Publication Details

Schaltegger:2015
Field Value
Title: U‐Th‐Pb zircon geochronology by ID‐TIMS, SIMS, and laser ablation ICP‐MS: recipes, interpretations, and opportunities
Authors: U. Schaltegger, A. K. Schmitt, M. S. A. Horstwood
Publication: Chem. Geol., v. 402, p. 89‐110.
Publish Date: May 2015
DOI: 10.1016/j.chemgeo.2015.02.028
PDF: pdf
BibTEX Citation: Schaltegger:2015.bib

Abstract:

The chronologic record encoded in accessory minerals, based on the radioactive decay of U and Th, is indispensable to extract quantitative process rates over timescales encompassing Earth’s evolution from the Hadean to the Holocene, and extending from terrestrial to extra‐terrestrial realms. We have essentially three different U‐Pb dating tools at hand, a high‐precision, whole‐grain bulk technique (isotope‐dilution thermal ionization mass spectrometry, ID‐TIMS), and two high‐spatial resolution but less precise in‐situ techniques (secondary ion mass spectrometry, SIMS, and laser ablation inductively‐coupled plasma mass spectrometry, LA‐ICP‐MS), all of which are predominantly applied to the mineral zircon. All three have reached a technological and methodological maturity in data quality and quantity, but interpretational differences, which are often common (albeit at different temporal and spatial scales) to all isotopic dating techniques, remain largely unresolved. The choice to use one of these techniques should be governed by the scientific question posed, such as (1) the duration of the geological process to be resolved; (2) the size and abundance of the material to be analyzed; (3) the complexity of the sample material and of the geological history to be resolved; and (4) the number of dates needed to address the question.
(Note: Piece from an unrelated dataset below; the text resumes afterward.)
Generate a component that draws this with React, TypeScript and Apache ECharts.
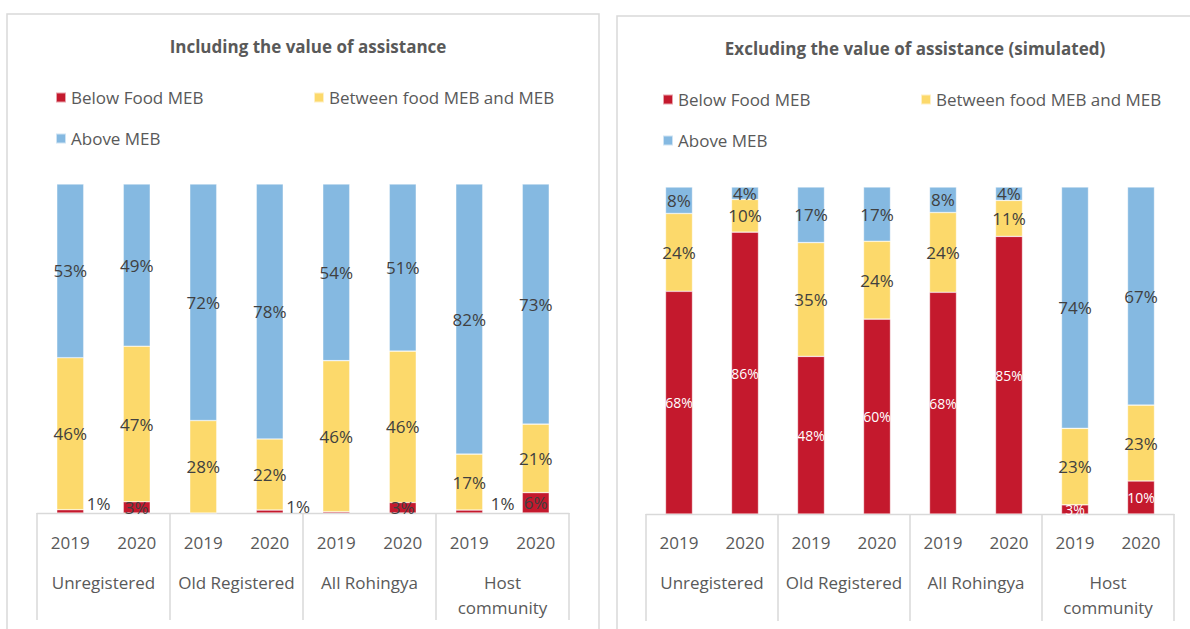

Our compilation demonstrates that, ultimately, the highest confidence geochronological data will not only result from the optimal choice of appropriate analysis technique and the accurate treatment of analytical and interpretational complexities, but also require comprehensive sample characterization that employs the full gamut of textural (e.g., cathodoluminescence, charge contrast imaging, electron backscatter diffraction) and compositional (e.g., trace element, stable and radiogenic isotope) analysis.